Farewell, Home Sweet Home

Last year, my aunt made the painful decision to sell her family homestead.  The McCall Homestead was purchased in the early 1900’s, and the house pictured on my page was bought from the Montgomery Ward catalog and built in 1917 by my aunt’s grandparents, my great-grandparents (step, but we don’t make that distinction in my family–family is family, period).  She offered the property to the two closest property owners, one a neighbor and one a cousin.  The cousin’s bid won, and we felt somewhat better knowing that the homestead would be staying in the family.
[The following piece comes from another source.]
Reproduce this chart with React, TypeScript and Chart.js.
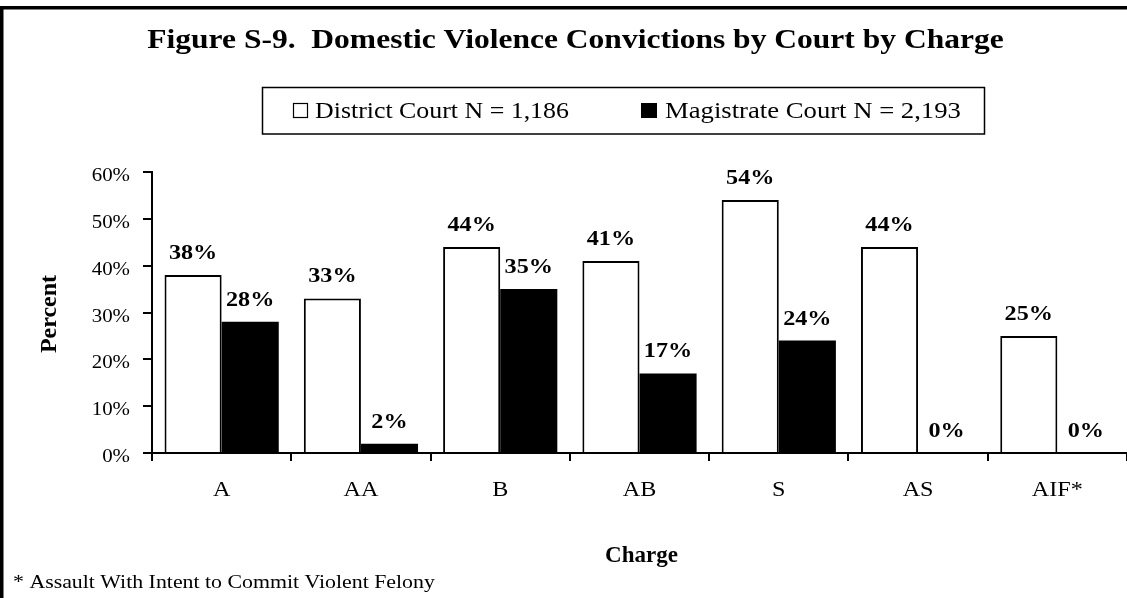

During the ensuing auction, I wandered around the property a bit and took a few pictures of my childhood home.  I’m glad I did, as the house is no more.  I wish I had taken more.  At some point after the auction, the cousin razed the house.  It was in a state of disrepair, and did need a lot of work.  The plumbing and wiring all needed to be updated, as they were still pretty much original to the house other than any work that my dad and grandpa did back in the 70’s and 80’s when we lived there.  Some of the plaster was cracked on the walls, and the porch was rotting and needed to be replaced.  The stairs to the dug-out basement could no longer be used, and windows had been broken.  The dinner bell by the back door had been stolen by a farmhand or vandals years ago, and the decorative wire fence around the yard had been removed.  Years ago, I tried to help my aunt apply to the state registry for historical sites and try to get a grant to restore the home, but we reached a dead end.  So the home silently sat there and wasted away.  The cousin dug a hole in the front yard where I spent many of my childhood days lying on the buffalo grass watching clouds drift by.  He knocked the home down and pushed it into the hole to be buried.

So my childhood home is gone forever, unless I win the lottery and buy the property someday and reorder the home and have it rebuilt.  Hey, I can dream, right?  But what will never be buried and gone are my memories of my home, where I discovered my love of dirt roads and peaceful surroundings.  I’ll share my memories here from time to time as they drift through my mind, and in this way my home will remain.